The Ministry of Justice and the Department of Education should produce a joint policy framework on maternal imprisonment

  • Mandatory requirements addressing the additional emotional and practical needs of all mothers in prison and how prisons will support them.

  • Ensure women involved in the criminal justice system who have experienced the removal of a child are offered trauma-informed intensive support.

  • The government should roll out of the current social worker pilot being run in two prisons by the Prison Advice and Care Trust (PACT) across the entire female prison estate.

  • A Memorandum of Understanding (MOU) should be developed between the DfE and HMPPS setting out key principles on how both services work with mothers and children affected by maternal imprisonment, counteracting the current postcode lottery.

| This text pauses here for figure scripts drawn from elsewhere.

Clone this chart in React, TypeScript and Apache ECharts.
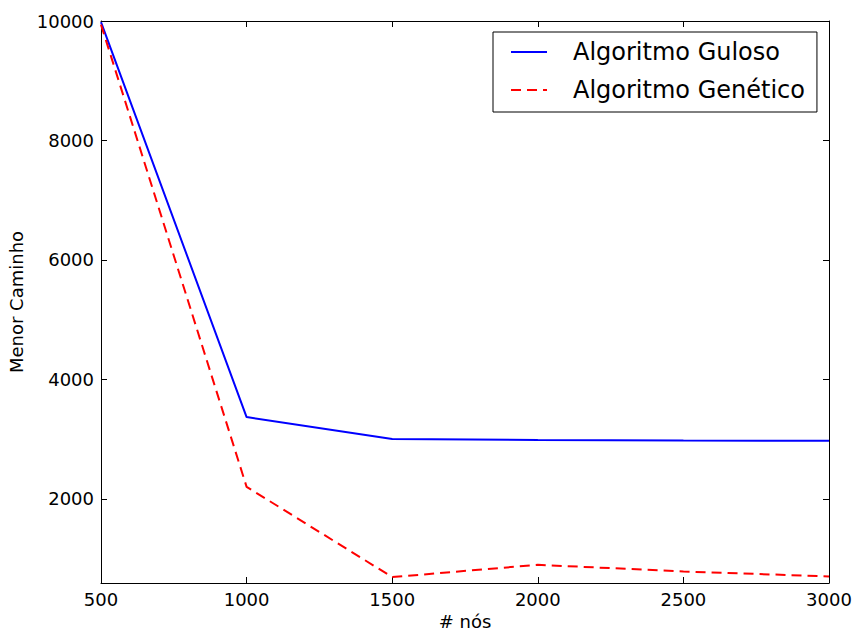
import React, { useEffect, useRef } from "react";
import * as echarts from "echarts";

const nodes = [500, 1000, 1500, 2000, 2500, 3000];
const guloso = [9980, 3368, 3003, 2983, 2975, 2970];
const genetico = [9940, 2200, 689, 895, 783, 700];
const yTicks = [2000, 4000, 6000, 8000, 10000];
const seriesNames = ["Algoritmo Guloso", "Algoritmo Genético"];

const FONT = "DejaVu Sans";

export default function App() {
  const ref = useRef<HTMLDivElement>(null);
  useEffect(() => {
    if (!ref.current) return;
    const chart = echarts.init(ref.current, undefined, { renderer: "svg" });
    const yMin = 590;
    const yMax = 10000;
    const axisLineStyle = { color: "#000", width: 1 };
    const fmt = (v: number) => String(v);
    chart.setOption({
      animation: false,
      backgroundColor: "#fff",
      textStyle: { fontFamily: FONT, color: "#000" },
      grid: { left: 101, right: 24, top: 21, bottom: 50, containLabel: false, outerBoundsMode: "none" },
      legend: {
        orient: "vertical",
        left: 493,
        top: 32,
        itemWidth: 36,
        itemHeight: 14,
        itemGap: 10,
        padding: [6, 12, 8, 17],
        borderColor: "#000",
        borderWidth: 1,
        borderRadius: 0,
        backgroundColor: "#fff",
        itemStyle: { opacity: 0 },
        textStyle: { fontFamily: FONT, fontSize: 24, color: "#000", padding: [0, 0, 0, 21], lineHeight: 28 },
        data: seriesNames,
      },
      xAxis: [
        {
          type: "value",
          min: 500,
          max: 3000,
          interval: 500,
          name: "# nós",
          nameLocation: "middle",
          nameGap: 28,
          nameTextStyle: { fontFamily: FONT, fontSize: 18, color: "#000" },
          axisLine: { show: true, lineStyle: axisLineStyle },
          axisTick: { show: true, inside: true, length: 6, lineStyle: axisLineStyle },
          axisLabel: { fontFamily: FONT, fontSize: 18, color: "#000", margin: 7, formatter: fmt },
          splitLine: { show: false },
        },
        {
          type: "value",
          position: "top",
          min: 500,
          max: 3000,
          interval: 500,
          axisLine: { show: true, onZero: false, lineStyle: axisLineStyle },
          axisTick: { show: true, inside: true, length: 6, lineStyle: axisLineStyle },
          axisLabel: { show: false },
          splitLine: { show: false },
        },
      ],
      yAxis: [
        {
          type: "value",
          min: yMin,
          max: yMax,
          name: "Menor Caminho",
          nameLocation: "middle",
          nameGap: 70,
          nameTextStyle: { fontFamily: FONT, fontSize: 18, color: "#000" },
          axisLine: { show: true, lineStyle: axisLineStyle },
          axisTick: { show: true, inside: true, length: 6, lineStyle: axisLineStyle, customValues: yTicks },
          axisLabel: { fontFamily: FONT, fontSize: 18, color: "#000", margin: 7, customValues: yTicks, formatter: fmt },
          splitLine: { show: false },
        },
        {
          type: "value",
          position: "right",
          min: yMin,
          max: yMax,
          axisLine: { show: true, onZero: false, lineStyle: axisLineStyle },
          axisTick: { show: true, inside: true, length: 6, lineStyle: axisLineStyle, customValues: yTicks },
          axisLabel: { show: false, customValues: yTicks },
          splitLine: { show: false },
        },
      ],
      series: [
        {
          name: seriesNames[0],
          type: "line",
          xAxisIndex: 0,
          yAxisIndex: 0,
          data: nodes.map((x, i) => [x, guloso[i]]),
          symbol: "none",
          lineStyle: { color: "#0000ff", width: 2 },
          itemStyle: { color: "#0000ff" },
          clip: false,
        },
        {
          name: seriesNames[1],
          type: "line",
          xAxisIndex: 0,
          yAxisIndex: 0,
          data: nodes.map((x, i) => [x, genetico[i]]),
          symbol: "none",
          lineStyle: { color: "#ff0000", width: 2, type: [10, 6] },
          itemStyle: { color: "#ff0000" },
          clip: false,
        },
      ],
    });
    return () => chart.dispose();
  }, []);
  return <div ref={ref} style={{ width: 853, height: 633, position: "absolute", left: 0, top: 0 }} />;
}
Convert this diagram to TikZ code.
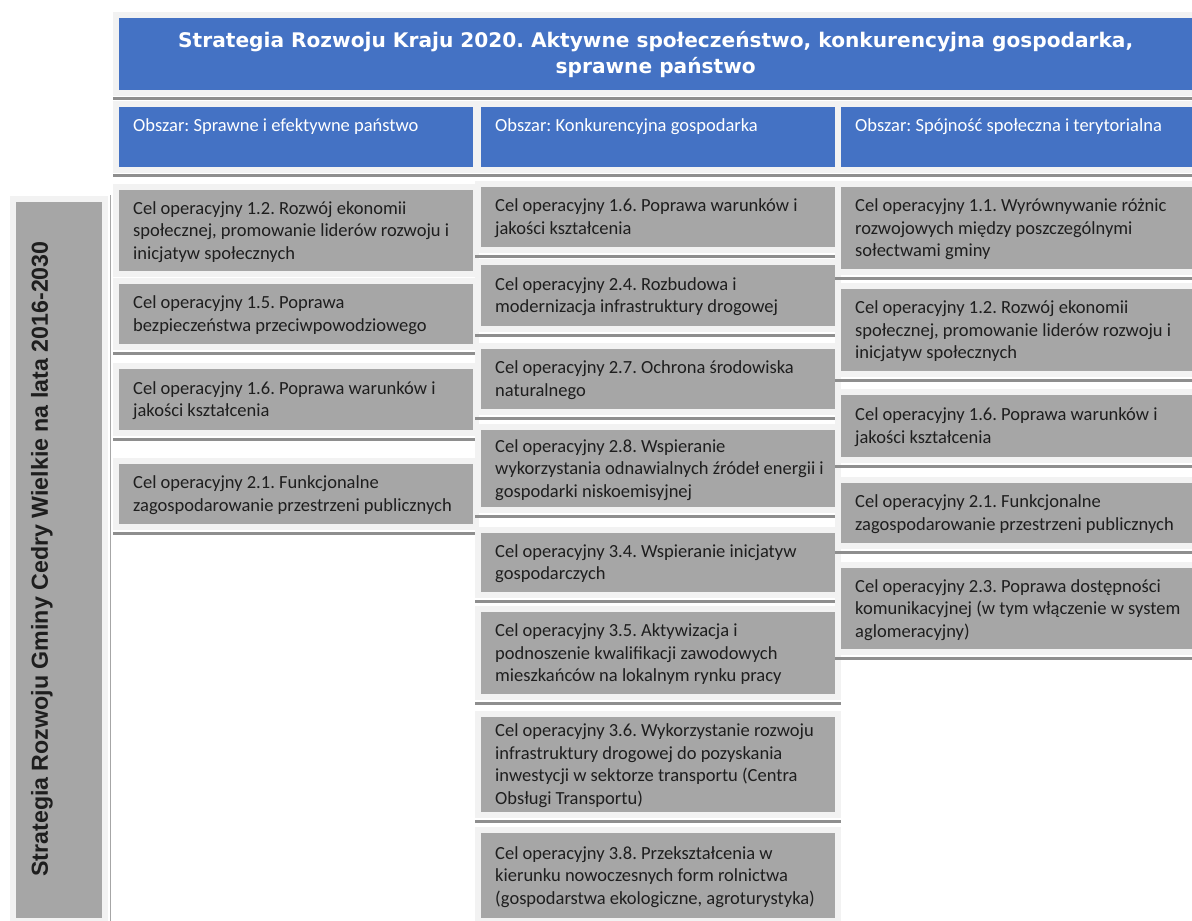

Local strategies to mitigate the impacts of maternal imprisonment on children led by Police and Crime Commissioners

  • Regular monitoring of data on mothers given custodial sentences to hold the judiciary to account for adherence to relevant sentencing guidelines.

  • LCJBs should agree local strategies to reduce maternal imprisonment and support children affected by maternal imprisonment, supported by delivery plans setting out actions for individual agencies

  • In consultation with LCJBs, PCCs should commission specialist support for children impacted by maternal imprisonment, to be offered to any child via referral from agencies. This should include an offer of a mentor.